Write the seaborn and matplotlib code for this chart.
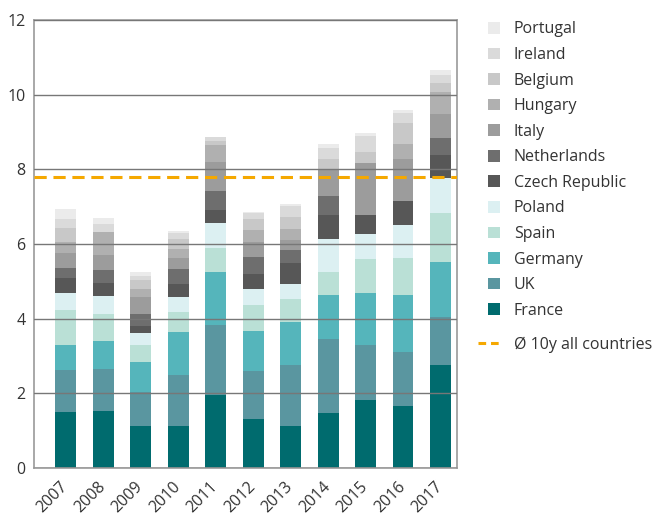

...

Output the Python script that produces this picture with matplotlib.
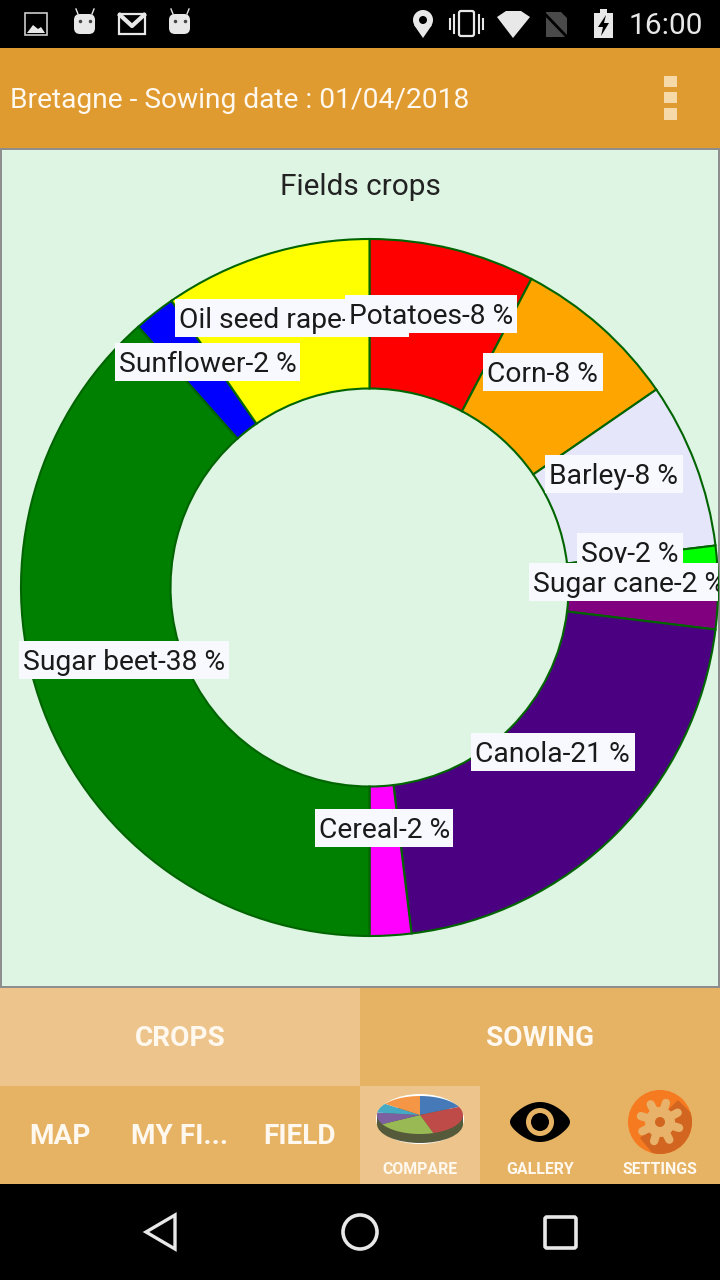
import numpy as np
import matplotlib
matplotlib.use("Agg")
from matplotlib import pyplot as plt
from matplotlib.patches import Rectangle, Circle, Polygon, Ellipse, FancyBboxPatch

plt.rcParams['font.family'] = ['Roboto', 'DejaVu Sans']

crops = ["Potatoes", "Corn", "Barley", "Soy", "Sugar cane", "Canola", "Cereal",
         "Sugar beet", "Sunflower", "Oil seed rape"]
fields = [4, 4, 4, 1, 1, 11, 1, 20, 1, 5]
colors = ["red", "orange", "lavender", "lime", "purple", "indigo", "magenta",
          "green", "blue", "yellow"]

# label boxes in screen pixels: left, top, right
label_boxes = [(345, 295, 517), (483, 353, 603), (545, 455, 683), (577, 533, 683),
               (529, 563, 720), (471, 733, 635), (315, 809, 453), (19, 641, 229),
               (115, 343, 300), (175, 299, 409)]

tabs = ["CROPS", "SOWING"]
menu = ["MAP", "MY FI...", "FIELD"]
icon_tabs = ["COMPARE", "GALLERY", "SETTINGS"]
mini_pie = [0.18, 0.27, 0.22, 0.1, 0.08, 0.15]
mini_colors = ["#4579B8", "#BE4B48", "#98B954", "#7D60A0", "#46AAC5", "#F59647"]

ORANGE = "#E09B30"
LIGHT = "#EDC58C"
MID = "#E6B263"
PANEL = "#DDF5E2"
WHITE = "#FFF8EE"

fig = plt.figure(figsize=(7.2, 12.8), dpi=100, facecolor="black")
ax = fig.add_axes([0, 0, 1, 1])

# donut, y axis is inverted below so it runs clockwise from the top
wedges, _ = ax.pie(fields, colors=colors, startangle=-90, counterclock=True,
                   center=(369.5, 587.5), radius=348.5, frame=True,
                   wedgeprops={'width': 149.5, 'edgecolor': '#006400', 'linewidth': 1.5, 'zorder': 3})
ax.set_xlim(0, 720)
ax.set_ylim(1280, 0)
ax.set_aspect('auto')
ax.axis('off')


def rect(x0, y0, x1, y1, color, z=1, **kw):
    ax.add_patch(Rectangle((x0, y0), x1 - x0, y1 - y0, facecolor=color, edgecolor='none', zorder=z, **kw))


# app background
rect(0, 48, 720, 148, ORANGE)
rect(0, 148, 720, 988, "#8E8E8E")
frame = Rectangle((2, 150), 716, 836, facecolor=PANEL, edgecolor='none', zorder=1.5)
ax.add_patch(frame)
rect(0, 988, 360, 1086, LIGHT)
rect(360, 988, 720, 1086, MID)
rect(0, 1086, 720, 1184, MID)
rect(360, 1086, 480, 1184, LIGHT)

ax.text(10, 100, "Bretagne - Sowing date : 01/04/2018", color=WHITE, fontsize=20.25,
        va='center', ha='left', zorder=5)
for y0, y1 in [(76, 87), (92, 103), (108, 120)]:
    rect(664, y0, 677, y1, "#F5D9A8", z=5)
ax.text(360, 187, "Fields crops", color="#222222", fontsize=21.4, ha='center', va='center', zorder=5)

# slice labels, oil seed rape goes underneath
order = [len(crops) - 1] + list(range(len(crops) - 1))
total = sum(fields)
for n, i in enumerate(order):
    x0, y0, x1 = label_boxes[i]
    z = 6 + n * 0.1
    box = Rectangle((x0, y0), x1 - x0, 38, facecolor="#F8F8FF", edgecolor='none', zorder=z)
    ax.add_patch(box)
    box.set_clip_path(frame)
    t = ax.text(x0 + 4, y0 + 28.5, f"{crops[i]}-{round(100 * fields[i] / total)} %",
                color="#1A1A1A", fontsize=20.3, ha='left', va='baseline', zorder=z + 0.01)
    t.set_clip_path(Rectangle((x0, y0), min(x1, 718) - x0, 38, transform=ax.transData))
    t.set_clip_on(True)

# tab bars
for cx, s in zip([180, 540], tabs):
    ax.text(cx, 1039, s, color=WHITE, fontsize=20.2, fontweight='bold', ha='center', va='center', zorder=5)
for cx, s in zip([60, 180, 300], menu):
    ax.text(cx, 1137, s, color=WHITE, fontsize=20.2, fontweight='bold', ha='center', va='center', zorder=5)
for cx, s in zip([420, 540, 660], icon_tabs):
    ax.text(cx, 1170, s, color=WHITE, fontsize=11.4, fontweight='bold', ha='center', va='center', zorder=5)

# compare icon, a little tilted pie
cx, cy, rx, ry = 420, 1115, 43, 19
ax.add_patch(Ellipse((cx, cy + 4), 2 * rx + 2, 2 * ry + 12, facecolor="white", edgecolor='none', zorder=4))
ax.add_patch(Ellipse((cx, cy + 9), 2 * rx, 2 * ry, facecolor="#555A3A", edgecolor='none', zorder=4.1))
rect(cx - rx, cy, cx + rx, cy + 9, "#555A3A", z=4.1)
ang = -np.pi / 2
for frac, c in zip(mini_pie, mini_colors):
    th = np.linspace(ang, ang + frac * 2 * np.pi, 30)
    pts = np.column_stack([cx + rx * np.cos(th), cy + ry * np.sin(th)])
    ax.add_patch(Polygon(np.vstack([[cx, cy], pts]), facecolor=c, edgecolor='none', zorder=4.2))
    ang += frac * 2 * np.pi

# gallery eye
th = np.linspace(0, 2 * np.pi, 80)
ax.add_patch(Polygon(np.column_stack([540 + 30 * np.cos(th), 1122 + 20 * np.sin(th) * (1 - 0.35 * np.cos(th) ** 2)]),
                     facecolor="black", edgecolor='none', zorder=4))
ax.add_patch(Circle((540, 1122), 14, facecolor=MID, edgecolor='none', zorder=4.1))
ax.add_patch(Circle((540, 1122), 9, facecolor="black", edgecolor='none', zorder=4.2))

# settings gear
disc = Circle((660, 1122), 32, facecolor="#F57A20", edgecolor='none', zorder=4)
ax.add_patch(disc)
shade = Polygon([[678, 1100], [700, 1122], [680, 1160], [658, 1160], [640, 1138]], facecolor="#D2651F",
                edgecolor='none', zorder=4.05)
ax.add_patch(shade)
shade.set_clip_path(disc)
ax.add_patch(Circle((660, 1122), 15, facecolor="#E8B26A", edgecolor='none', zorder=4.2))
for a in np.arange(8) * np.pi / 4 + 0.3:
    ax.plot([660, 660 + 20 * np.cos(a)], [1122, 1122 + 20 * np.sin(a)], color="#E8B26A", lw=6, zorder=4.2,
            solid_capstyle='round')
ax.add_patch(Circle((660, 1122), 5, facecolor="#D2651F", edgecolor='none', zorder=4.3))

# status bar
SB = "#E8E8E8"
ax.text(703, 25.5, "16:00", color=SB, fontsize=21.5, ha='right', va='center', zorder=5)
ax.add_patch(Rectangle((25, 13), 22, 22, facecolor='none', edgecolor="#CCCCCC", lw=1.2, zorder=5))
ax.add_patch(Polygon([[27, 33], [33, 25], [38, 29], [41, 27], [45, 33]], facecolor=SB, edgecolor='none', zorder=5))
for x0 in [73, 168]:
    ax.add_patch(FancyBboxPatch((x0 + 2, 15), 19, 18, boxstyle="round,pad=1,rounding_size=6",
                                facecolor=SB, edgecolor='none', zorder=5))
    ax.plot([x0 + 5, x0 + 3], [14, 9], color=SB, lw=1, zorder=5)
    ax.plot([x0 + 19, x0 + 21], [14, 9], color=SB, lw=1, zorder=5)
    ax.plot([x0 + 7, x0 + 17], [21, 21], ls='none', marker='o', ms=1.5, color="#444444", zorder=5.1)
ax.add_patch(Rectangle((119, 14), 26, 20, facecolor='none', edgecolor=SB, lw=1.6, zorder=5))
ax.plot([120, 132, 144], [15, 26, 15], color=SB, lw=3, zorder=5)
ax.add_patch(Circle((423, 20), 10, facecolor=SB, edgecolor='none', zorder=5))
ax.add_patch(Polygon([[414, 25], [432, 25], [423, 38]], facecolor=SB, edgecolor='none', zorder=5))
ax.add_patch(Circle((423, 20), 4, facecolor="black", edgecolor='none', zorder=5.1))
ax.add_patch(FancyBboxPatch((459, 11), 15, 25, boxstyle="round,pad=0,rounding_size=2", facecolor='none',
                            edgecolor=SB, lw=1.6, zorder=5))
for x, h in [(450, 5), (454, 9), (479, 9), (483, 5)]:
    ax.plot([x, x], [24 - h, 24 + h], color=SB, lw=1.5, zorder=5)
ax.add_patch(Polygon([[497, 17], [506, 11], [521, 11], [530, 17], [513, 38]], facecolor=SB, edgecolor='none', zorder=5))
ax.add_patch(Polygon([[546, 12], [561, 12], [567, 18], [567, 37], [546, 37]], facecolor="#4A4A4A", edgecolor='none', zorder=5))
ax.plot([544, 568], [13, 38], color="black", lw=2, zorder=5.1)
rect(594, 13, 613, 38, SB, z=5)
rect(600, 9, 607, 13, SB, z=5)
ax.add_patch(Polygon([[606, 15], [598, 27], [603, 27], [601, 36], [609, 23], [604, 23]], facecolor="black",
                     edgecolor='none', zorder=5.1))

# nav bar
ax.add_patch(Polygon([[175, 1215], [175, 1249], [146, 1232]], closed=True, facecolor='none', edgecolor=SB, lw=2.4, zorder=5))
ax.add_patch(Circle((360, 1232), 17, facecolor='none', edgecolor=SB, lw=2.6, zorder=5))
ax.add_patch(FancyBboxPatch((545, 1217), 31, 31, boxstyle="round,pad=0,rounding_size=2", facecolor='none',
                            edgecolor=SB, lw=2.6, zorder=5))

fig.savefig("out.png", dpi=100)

* * *

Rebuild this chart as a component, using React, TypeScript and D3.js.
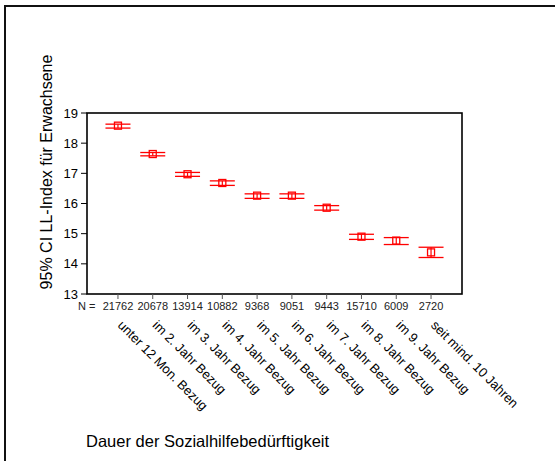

Goal →
From the records above, copy only the lines running from the line containing "Output the Python" to the line containing "from matplotlib.patches import", both ends included. Leave the pictures out.

Result of this exercise →
Output the Python script that produces this picture with matplotlib.
import numpy as np
import matplotlib
matplotlib.use("Agg")
from matplotlib import pyplot as plt
from matplotlib.patches import Rectangle, Circle, Polygon, Ellipse, FancyBboxPatch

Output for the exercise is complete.